The Houthis have shown that they are unwilling to retreat or end their offensive in Yemen, and ultimately aim to maximize their control in the country before any peace settlement. This could lead to more severe domestic turmoil for the near future, until a solid solution is found.
The group is clearly attempting to exploit weakness on the part of its adversaries; first it relaunched the Marib offensive in February after Washington cut off some support to Riyadh and removed the Houthis’ terrorist designation, which Donald Trump’s administration had ordered. Its recent wave of attacks on Saudi territories shows that it is trying to secure further concessions.
However, because Saudi Arabia may not be willing to fully withdraw from Yemen, a new wave of Houthi offensives could draw Riyadh back into the conflict. And despite the recent peace initiative, Biden said in February he would support Saudi Arabia’s right to protect its national security. Therefore, the current peace developments could simply create a short-term fix to the conflict, rather than a lasting settlement.
Another less mentioned factor is the United Arab Emirates’ role. Though Abu Dhabi joined the Saudi-led coalition in March 2015, it has abandoned Mohammad bin Salman and forced Saudi Arabia to fend for itself in dealing with the Houthis. It has turned its attention away from combatting the Houthis with its divergent backing of the Southern Transitional Council (STC), to secure a southern state and its control over Yemen’s seaports. Both the UAE and STC prioritize enabling the latter’s control over southern Yemen, rather than fighting the Houthis, and would likely accept the rebel faction’s presence in the north if it did not intervene in Yemen’s south.

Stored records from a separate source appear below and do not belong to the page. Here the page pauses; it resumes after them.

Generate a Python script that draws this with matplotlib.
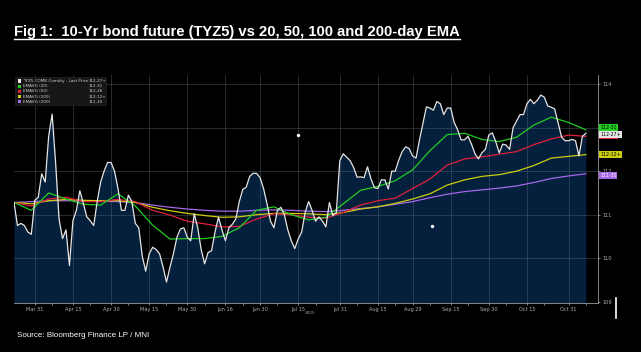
import matplotlib
matplotlib.use('Agg')
import matplotlib.pyplot as plt
from matplotlib import font_manager
from matplotlib.lines import Line2D
from matplotlib.patches import Rectangle
import numpy as np
import pandas as pd

# trading days shown on the chart
days = pd.bdate_range('2025-03-21', '2025-11-07')

# TYZ5 last price (one value per trading day)
price = [
    111.28, 110.75, 110.80, 110.75, 110.60, 110.55, 111.33, 111.40, 111.94, 111.75,
    112.80, 113.31, 112.20, 110.90, 110.45, 110.65, 109.83, 110.86, 111.10, 111.55,
    111.26, 110.95, 110.86, 110.75, 111.30, 111.75, 112.00, 112.20, 112.20, 112.00,
    111.60, 111.10, 111.10, 111.45, 111.30, 110.80, 110.70, 110.05, 109.70, 110.10,
    110.25, 110.20, 110.10, 109.80, 109.45, 109.79, 110.10, 110.48, 110.67, 110.70,
    110.48, 110.40, 111.02, 110.70, 110.20, 109.87, 110.13, 110.17, 110.60, 110.94,
    110.65, 110.40, 110.70, 110.78, 110.90, 111.30, 111.58, 111.63, 111.88, 111.95,
    111.95, 111.85, 111.60, 111.25, 110.85, 110.70, 111.10, 111.17, 111.00, 110.65,
    110.40, 110.22, 110.44, 110.60, 111.05, 111.30, 111.10, 110.85, 110.95, 110.85,
    110.72, 111.28, 110.98, 111.05, 112.24, 112.40, 112.32, 112.24, 112.08, 111.86,
    111.87, 111.85, 112.10, 111.82, 111.62, 111.60, 111.80, 111.80, 111.59, 112.00,
    112.00, 112.25, 112.45, 112.56, 112.52, 112.35, 112.30, 112.72, 113.10, 113.48,
    113.45, 113.40, 113.60, 113.55, 113.30, 113.45, 113.45, 113.12, 112.95, 112.72,
    112.72, 112.80, 112.62, 112.40, 112.28, 112.42, 112.50, 112.83, 112.88, 112.68,
    112.42, 112.62, 112.60, 112.50, 113.00, 113.15, 113.30, 113.30, 113.55, 113.65,
    113.55, 113.63, 113.75, 113.70, 113.50, 113.47, 113.43, 113.10, 112.78, 112.70,
    112.70, 112.73, 112.70, 112.35, 112.80, 112.87,
]

# EMAs read every 5 trading days
ema_idx = list(range(0, 166, 5))
ema20 = [111.28, 111.10, 111.50, 111.36, 111.24, 111.22, 111.48, 111.20, 110.76, 110.44,
         110.45, 110.45, 110.50, 110.70, 111.10, 111.18, 111.00, 110.88, 110.94, 111.25,
         111.56, 111.65, 111.78, 112.03, 112.47, 112.84, 112.87, 112.73, 112.68, 112.78,
         113.06, 113.24, 113.12, 112.95]
ema50 = [111.28, 111.20, 111.36, 111.40, 111.30, 111.30, 111.35, 111.30, 111.10, 110.99,
         110.85, 110.79, 110.72, 110.73, 110.90, 111.02, 111.00, 110.94, 110.92, 111.05,
         111.22, 111.32, 111.38, 111.60, 111.82, 112.14, 112.28, 112.33, 112.39, 112.45,
         112.61, 112.74, 112.83, 112.80]
ema100 = [111.28, 111.25, 111.32, 111.35, 111.33, 111.32, 111.32, 111.28, 111.17, 111.09,
          111.03, 110.98, 110.94, 110.95, 111.00, 111.03, 111.03, 111.02, 111.00, 111.05,
          111.13, 111.18, 111.26, 111.36, 111.48, 111.68, 111.80, 111.88, 111.92, 112.00,
          112.13, 112.30, 112.34, 112.38]
ema200 = [111.28, 111.30, 111.32, 111.32, 111.32, 111.31, 111.30, 111.28, 111.22, 111.17,
          111.13, 111.10, 111.08, 111.08, 111.10, 111.11, 111.10, 111.08, 111.07, 111.10,
          111.14, 111.18, 111.24, 111.30, 111.39, 111.47, 111.53, 111.57, 111.61, 111.66,
          111.74, 111.83, 111.89, 111.94]

series_names = ['TYZ5 COMB Comdty - Last Price', 'EMAVG (20)', 'EMAVG (50)',
                'EMAVG (100)', 'EMAVG (200)']
last_labels = ['112-27+', '112-31', '112-26', '112-12+', '111-30']
last_values = [112.86, 112.97, 112.81, 112.39, 111.94]
colors = ['#e6e6e6', '#22cc22', '#e0203c', '#cccc10', '#a468e8']

date_ticks = ['2025-03-31', '2025-04-15', '2025-04-30', '2025-05-15', '2025-05-30',
              '2025-06-16', '2025-06-30', '2025-07-15', '2025-07-31', '2025-08-15',
              '2025-08-29', '2025-09-15', '2025-09-30', '2025-10-15', '2025-10-31']
date_tick_labels = ['Mar 31', 'Apr 15', 'Apr 30', 'May 15', 'May 30', 'Jun 16', 'Jun 30',
                    'Jul 15', 'Jul 31', 'Aug 15', 'Aug 29', 'Sep 15', 'Sep 30', 'Oct 15',
                    'Oct 31']
y_ticks = [109, 110, 111, 112, 113, 114]
# the 113 label sits behind the last-value tags in the reference
y_tick_labels = ['109', '110', '111', '112', '', '114']
# stray white dots on the chart
dots_x = [81.9, 120.6]
dots_y = [112.84, 110.75]

avail = {f.name for f in font_manager.fontManager.ttflist}
narrow = 'Liberation Sans Narrow' if 'Liberation Sans Narrow' in avail else 'Liberation Sans'

W, H = 641, 352
fig = plt.figure(figsize=(W / 100, H / 100), dpi=100, facecolor='black')
ax = fig.add_axes([14 / W, 1 - 303 / H, 584 / W, 228 / H])
ax.set_facecolor('black')

x = np.arange(len(days))
ax.set_xlim(0, 168.5)
ax.set_ylim(108.97, 114.21)

ax.fill_between(x, price, 108.97, color='#04203d', zorder=1, lw=0)

tick_pos = [days.get_loc(pd.Timestamp(d)) for d in date_ticks]
for t in tick_pos:
    ax.axvline(t, color='#5a6573', lw=0.6, alpha=0.5, zorder=2)
for v in y_ticks[1:]:
    ax.axhline(v, color='#5a6573', lw=0.6, alpha=0.5, zorder=2)

for vals, c in zip([ema200, ema100, ema50, ema20], colors[:0:-1]):
    ax.plot(ema_idx, vals, color=c, lw=0.9, zorder=3)
ax.plot(x, price, color=colors[0], lw=0.9, zorder=4)
ax.scatter(dots_x, dots_y, s=6, color='white', zorder=5, lw=0)

# axes styling
for s in ['top', 'left']:
    ax.spines[s].set_visible(False)
ax.spines['bottom'].set_color('#9a9a9a')
ax.spines['right'].set_color('#9a9a9a')
ax.spines['bottom'].set_linewidth(0.6)
ax.spines['right'].set_linewidth(0.6)
ax.yaxis.tick_right()
ax.set_yticks(y_ticks)
ax.set_yticklabels(y_tick_labels)
ax.set_xticks(tick_pos)
ax.set_xticklabels(date_tick_labels)
ax.set_xticks([p + 5 for p in tick_pos], minor=True)
ax.tick_params(axis='both', colors='#b0b0b0', labelsize=3.6, length=1.5, width=0.5, pad=1.5)
ax.tick_params(axis='x', which='minor', colors='#b0b0b0', length=1.2, width=0.5)
ax.text(days.get_loc(pd.Timestamp('2025-07-15')) + 2, -0.035, '2025', transform=ax.get_xaxis_transform(),
        color='#a0a0a0', fontsize=3, va='top')

# last value tags on the right (small vertical nudges so they stack like Bloomberg's)
tag_order = [4, 3, 2, 1, 0]
tag_nudge = {0: -0.6, 1: 1.2, 2: 0, 3: 0, 4: -1.0}
for k in tag_order:
    tc = 'black' if k in (0, 1, 3) else 'white'
    ax.annotate(last_labels[k], xy=(1.0, last_values[k]), xycoords=('axes fraction', 'data'),
                xytext=(1.5, tag_nudge[k]), textcoords='offset points', va='center',
                ha='left', fontsize=3.3, color=tc, annotation_clip=False, zorder=6,
                bbox=dict(boxstyle='square,pad=0.2', fc=colors[k], ec='none'))

# legend box top left
def ax_x(px):
    return (px - 14) / 584

def ax_y(py):
    return (303 - py) / 228

ax.add_patch(Rectangle((ax_x(15), ax_y(105)), ax_x(106) - ax_x(15), ax_y(77) - ax_y(105),
                       transform=ax.transAxes, fc='#161616', ec='#2a2a2a', lw=0.4, zorder=7))
for k, name in enumerate(series_names):
    py = 81 + k * 5.2
    ax.add_patch(Rectangle((ax_x(17.5), ax_y(py + 1.6)), ax_x(20.5) - ax_x(17.5),
                           ax_y(py - 1.6) - ax_y(py + 1.6), transform=ax.transAxes,
                           fc=colors[k], ec='none', zorder=8))
    ax.text(ax_x(23), ax_y(py), name, transform=ax.transAxes, fontsize=3, color='#d0d0d0',
            va='center', zorder=8)
    ax.text(ax_x(89), ax_y(py), last_labels[k], transform=ax.transAxes, fontsize=3,
            color='#d0d0d0', va='center', zorder=8)

# title and source
title = fig.text(14 / W, 1 - 36 / H, 'Fig 1:  10-Yr bond future (TYZ5) vs 20, 50, 100 and 200-day EMA',
                 color='white', fontsize=12, fontweight='bold', family=[narrow, 'DejaVu Sans'],
                 va='baseline')
source = fig.text(17 / W, 1 - 337 / H, 'Source: Bloomberg Finance LP / MNI', color='white',
                  fontsize=8, family=[narrow, 'DejaVu Sans'], va='baseline')

fig.canvas.draw()
r = fig.canvas.get_renderer()
for t, target in [(title, 444), (source, 133)]:
    w = t.get_window_extent(r).width
    t.set_fontsize(t.get_fontsize() * target / w)
fig.canvas.draw()
bb = title.get_window_extent(r)
fig.add_artist(Line2D([bb.x0 / W, bb.x1 / W], [1 - 38.5 / H, 1 - 38.5 / H], color='white', lw=1.0))
# stray mark at right
fig.add_artist(Line2D([616 / W, 616 / W], [1 - 298 / H, 1 - 318 / H], color='white', lw=1.2))

fig.savefig('out.png', dpi=100, facecolor='black')
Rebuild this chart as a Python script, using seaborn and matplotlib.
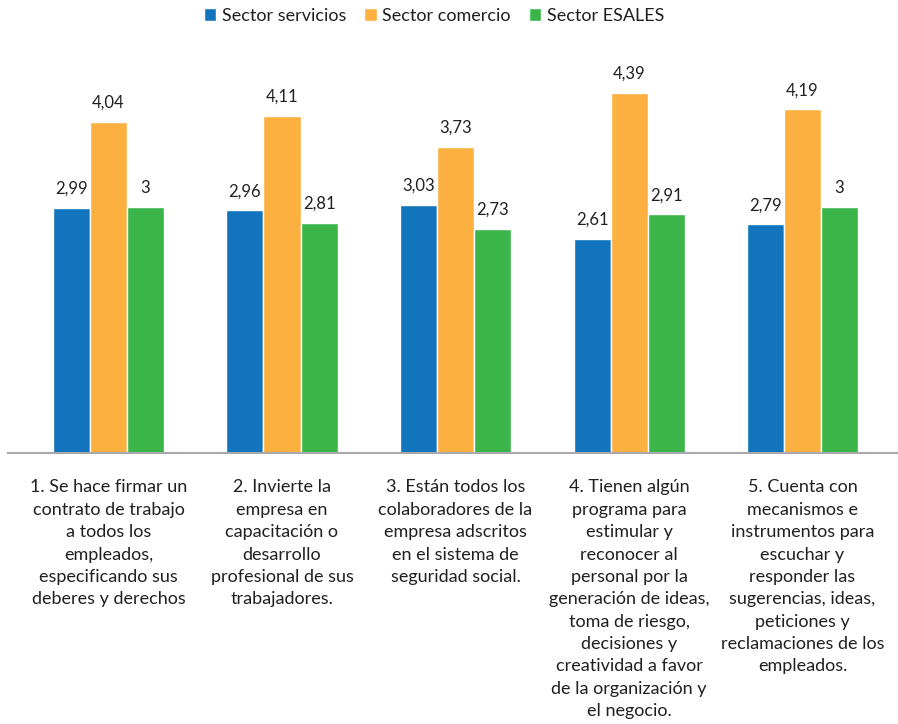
import matplotlib
matplotlib.use("Agg")
import matplotlib.pyplot as plt
import seaborn as sns
import pandas as pd

categorias = [
    "1. Se hace firmar un\ncontrato de trabajo\na todos los\nempleados,\nespecificando sus\ndeberes y derechos",
    "2. Invierte la\nempresa en\ncapacitación o\ndesarrollo\nprofesional de sus\ntrabajadores.",
    "3. Están todos los\ncolaboradores de la\nempresa adscritos\nen el sistema de\nseguridad social.",
    "4. Tienen algún\nprograma para\nestimular y\nreconocer al\npersonal por la\ngeneración de ideas,\ntoma de riesgo,\ndecisiones y\ncreatividad a favor\nde la organización y\nel negocio.",
    "5. Cuenta con\nmecanismos e\ninstrumentos para\nescuchar y\nresponder las\nsugerencias, ideas,\npeticiones y\nreclamaciones de los\nempleados.",
]
series = ["Sector servicios", "Sector comercio", "Sector ESALES"]
servicios = [2.99, 2.96, 3.03, 2.61, 2.79]
comercio = [4.04, 4.11, 3.73, 4.39, 4.19]
esales = [3.00, 2.81, 2.73, 2.91, 3.00]
colores = ["#1174BC", "#FBB040", "#3BB54A"]

rows = []
for s, vals in zip(series, [servicios, comercio, esales]):
    for i, v in enumerate(vals):
        rows.append({"pregunta": i, "sector": s, "valor": v})
df = pd.DataFrame(rows)

sns.set_theme(style="white")
plt.rcParams["font.family"] = ["Lato", "DejaVu Sans"]

fig = plt.figure(figsize=(8.98, 7.24), dpi=100)
ax = fig.add_axes([8 / 898, 0.3743, 890 / 898, 0.5436])

sns.barplot(data=df, x="pregunta", y="valor", hue="sector", hue_order=series,
            palette=colores, width=0.64, saturation=1, ax=ax, legend=True)

ax.set_xlim(-0.579, 4.55)
ax.set_ylim(0, 4.8)
for sp in ["top", "right", "left"]:
    ax.spines[sp].set_visible(False)
ax.spines["bottom"].set_color("#A7A9AC")
ax.spines["bottom"].set_linewidth(1.5)
ax.set_yticks([])
ax.set_xlabel("")
ax.set_ylabel("")
ax.set_xticks(range(len(categorias)))
ax.set_xticklabels(categorias, fontsize=13, color="#231F20", linespacing=1.49)
ax.tick_params(axis="x", length=0, pad=19)

def fmt(v):
    return f"{v:.2f}".rstrip("0").rstrip(".").replace(".", ",")

for cont in ax.containers:
    ax.bar_label(cont, labels=[fmt(b.get_height()) for b in cont], padding=8,
                 fontsize=12, color="#231F20")

handles, labels = ax.get_legend_handles_labels()
ax.get_legend().remove()
leg = fig.legend(handles, labels, loc="center", bbox_to_anchor=(0.5 - 15 / 898, 1 - 16 / 724), ncol=3,
                 frameon=False, fontsize=13, handlelength=0.7, handleheight=0.7,
                 handletextpad=0.3, columnspacing=1.0)
for t in leg.get_texts():
    t.set_color("#231F20")

fig.savefig("out.png", dpi=100, facecolor="white")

After repeated allegations that Abu Dhabi provided covert support to the STC across Yemen’s south amid its claims of withdrawal from the war, local authorities on the island of Socotra recently accused the UAE of sending weapons to STC militias once again. Throughout the war, Abu Dhabi has tried to establish a military presence on the island.
Abu Dhabi has managed to strengthen its influence across southern Yemen while attention was on the Houthi and Saudi Arabia conflict. Meanwhile, Washington has not pressured the UAE as much as it has Saudi Arabia owing to Abu Dhabi’s strong ties to Biden and the Democratic Party and also because it has operated more covertly in Yemen in comparison to Riyadh’s overt bombing campaigns. Unless tackled, this could further exacerbate Yemen’s divisions and prevent long-term stability.
Therefore, it is crucial that Washington and the international community work together to find a political solution in Yemen that appeases local actors while also restraining Saudi and Emirati influence in the country. However, due to the length of the conflict and the growing number of grievances caused by it, further short-term violence may prove difficult to contain.